We spent a few days in Krabi, near Ao Nang. It had a nice, long beach, lots of good restaurants, and shopping, and some fun bars, but unfortunately, it absolutely poured rain for most of the time we were there.
We did get one nice day, and it completely made up for the others. We took a boat to Railay, about a 15 minute ride, and it was absolutely gorgeous there. The boats dropped us off on the west side of the island, but we were told to walk across the island to the other side, and then back across to a hidden beach on the southwest side, where there is a massive cave, and a lookout point.
muddy path to the lagoon
as close as I could get to the lagoon, you can just see the water mocking me for being a chicken
It was not very hidden, as most of the people on the island find their way over the the cave beach eventually, but it’s definitely worth a visit. It isn’t huge though, so if you come on a day where it is really busy, come check it out, swim in the cave for awhile and then when you’re ready, go back to the main beach where you get dropped off, it is just as beautiful, and way less busy.

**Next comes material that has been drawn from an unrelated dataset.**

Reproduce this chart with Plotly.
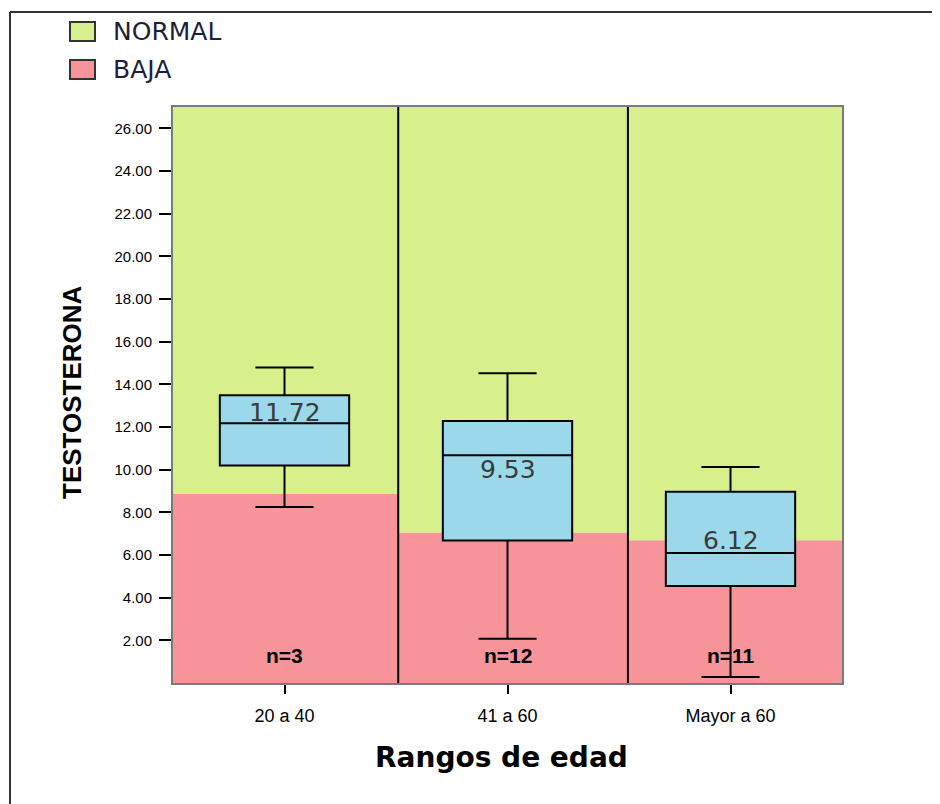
import plotly.graph_objects as go

# ---- data ----
categories = ["20 a 40", "41 a 60", "Mayor a 60"]
q1 = [10.20, 6.68, 4.55]
median = [12.17, 10.67, 6.09]
q3 = [13.49, 12.28, 8.96]
lower_whisker = [8.25, 2.08, 0.28]
upper_whisker = [14.79, 14.52, 10.12]
baja_threshold = [8.86, 7.05, 6.69]
mean_labels = ["11.72", "9.53", "6.12"]
n_labels = ["n=3", "n=12", "n=11"]
y_ticks = [2, 4, 6, 8, 10, 12, 14, 16, 18, 20, 22, 24, 26]
y_max = 27

# ---- style / layout constants (page pixel coordinates) ----
OFF = 8  # default page body margin
W, H = 940, 804
L, R, T, B = 173, 842, 107, 683
GREEN = "#d8f08b"
PINK = "#f7949a"
BLUE = "#9bd9ea"
edges = [-0.5, 0.51, 1.54, 2.5]
mean_label_y = [12.7, 10.0, 6.7]
n_label_y = 1.31


def px(x):
    return (x - L) / (R - L)


def py(y):
    return (B - y) / (B - T)


fig = go.Figure()

fig.add_trace(go.Box(
    x=categories,
    q1=q1, median=median, q3=q3,
    lowerfence=lower_whisker, upperfence=upper_whisker,
    width=0.58, whiskerwidth=0.45,
    fillcolor=BLUE,
    line=dict(color="black", width=2),
    boxpoints=False,
    showlegend=False,
    hoverinfo="skip",
))

shapes = []
for i, thr in enumerate(baja_threshold):
    shapes.append(dict(type="rect", xref="x", yref="y", x0=edges[i], x1=edges[i + 1],
                       y0=0, y1=thr, fillcolor=PINK, line=dict(width=0), layer="below"))
    shapes.append(dict(type="rect", xref="x", yref="y", x0=edges[i], x1=edges[i + 1],
                       y0=thr, y1=y_max, fillcolor=GREEN, line=dict(width=0), layer="below"))
for e in edges[1:-1]:
    shapes.append(dict(type="line", xref="x", yref="y", x0=e, x1=e, y0=0, y1=y_max,
                       line=dict(color="black", width=2)))

# outer frame (left and top)
shapes.append(dict(type="line", xref="paper", yref="paper", x0=px(10), x1=px(10),
                   y0=py(12), y1=py(820), line=dict(color="#333333", width=2)))
shapes.append(dict(type="line", xref="paper", yref="paper", x0=px(10), x1=px(960),
                   y0=py(12), y1=py(12), line=dict(color="#333333", width=2)))

# legend squares
for (y0, y1, col) in [(22, 41, GREEN), (60, 79, PINK)]:
    shapes.append(dict(type="rect", xref="paper", yref="paper", x0=px(70), x1=px(95),
                       y0=py(y1), y1=py(y0), fillcolor=col,
                       line=dict(color="#333333", width=2)))

annotations = []
for txt, yc in [("NORMAL", 31), ("BAJA", 70)]:
    annotations.append(dict(xref="paper", yref="paper", x=px(111), y=py(yc), text=txt,
                            showarrow=False, xanchor="left", yanchor="middle",
                            font=dict(family="DejaVu Sans", size=25, color="#1e1e3a")))

for i, cat in enumerate(categories):
    annotations.append(dict(xref="x", yref="y", x=cat, y=mean_label_y[i], text=mean_labels[i],
                            showarrow=False, xanchor="center", yanchor="middle",
                            font=dict(family="DejaVu Sans", size=25, color="#3a3a3a")))
    annotations.append(dict(xref="x", yref="y", x=cat, y=n_label_y, text="<b>" + n_labels[i] + "</b>",
                            showarrow=False, xanchor="center", yanchor="middle",
                            font=dict(family="Liberation Sans", size=21, color="black")))

# axis titles
annotations.append(dict(xref="paper", yref="paper", x=px(72), y=py(392), text="<b>TESTOSTERONA</b>",
                        textangle=-90, showarrow=False, xanchor="center", yanchor="middle",
                        font=dict(family="Liberation Sans", size=26, color="black")))
annotations.append(dict(xref="paper", yref="paper", x=px(501), y=py(757), text="<b>Rangos de edad</b>",
                        showarrow=False, xanchor="center", yanchor="middle",
                        font=dict(family="DejaVu Sans", size=28, color="black")))

fig.update_layout(
    width=W, height=H,
    margin=dict(l=L - OFF, r=W - R + OFF, t=T - OFF, b=H - B + OFF, pad=0),
    paper_bgcolor="white", plot_bgcolor="white",
    shapes=shapes, annotations=annotations,
    showlegend=False,
    xaxis=dict(
        type="category", range=[-0.5, 2.5],
        showline=True, linecolor="#7a7a7a", linewidth=2, mirror=True,
        ticks="outside", ticklen=9, tickwidth=2, tickcolor="black",
        showgrid=False, zeroline=False, ticklabelstandoff=6,
        tickfont=dict(family="Liberation Sans", size=18, color="black"),
    ),
    yaxis=dict(
        range=[0, y_max], tickvals=y_ticks,
        ticktext=["%.2f" % v for v in y_ticks],
        showline=True, linecolor="#7a7a7a", linewidth=2, mirror=True,
        ticks="outside", ticklen=12, tickwidth=2, tickcolor="black",
        showgrid=False, zeroline=False, ticklabelstandoff=4,
        tickfont=dict(family="Liberation Sans", size=15, color="black"),
    ),
)

fig.write_html("out.html")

The real story about our trip to Railay, is our struggle up to the viewpoint. I’d heard about it from a few people, and it’s mentioned in every description of Railay, so I figured it would be pretty easy to access, maybe up a set of stairs like the viewpoint in Phi Phi.
the start of the climb up to the viewpoint
view from the top
The viewpoint is just off the path to the cave beach, and it is a really intense climb. It is very steep, up a jagged rock face, with just a few areas of plateau where you can rest. There is a rope running up to the very top, wrapped around various tree trunks, but it is the same rope all the way up, and if anyone else is climbing (and it’s about 20 minutes to the top) and grabs the rope, it throws you off balance.
Ordinarily, it would be a bit treacherous, but likely doable for anybody in even semi-decent physical shape, but when we visited it had been raining for 4 days straight, so on top of being steep, it was also very slippery.
They actually rent mountain climbing equipment at little shops all over the island, which I obviously declined. Instead I wore flip flops and a backless Brandy Melville sundress, which was slightly annoying on the way up, but was actually a deathly nuisance on my way down, as it flared out whenever I moved so I couldn’t see where my feet were stepping.
I ended up finishing the climb down in my underwear, with my dress tucked up into my bra. You’re welcome fellow climbers.
The view from the viewpoint alone is worth the climb, but there is also a lagoon in the mountain crater at the top, although it is another, more dangerous climb to get there, it’s supposed to be gorgeous.
Unfortunately, the rain that had turned the viewpoint climb into a sloppy mess had turned the lagoon climb into a suicide mission. We passed group after group of people who had tried it, but ended up turning back.
Since I can never take anybody’s word for anything, we had to go too, and after slip sliding our way to the bottom of the first hill on hands and knees before we even reached the rocks to climb down, we realized that we weren’t going to make it.
By the time we got to the bottom I was barefoot, and so muddy from head to toe that when we reached the cave beach, I just threw myself in, clothes and all. You can see my muddy little rat feet here, the rest of me was even worse.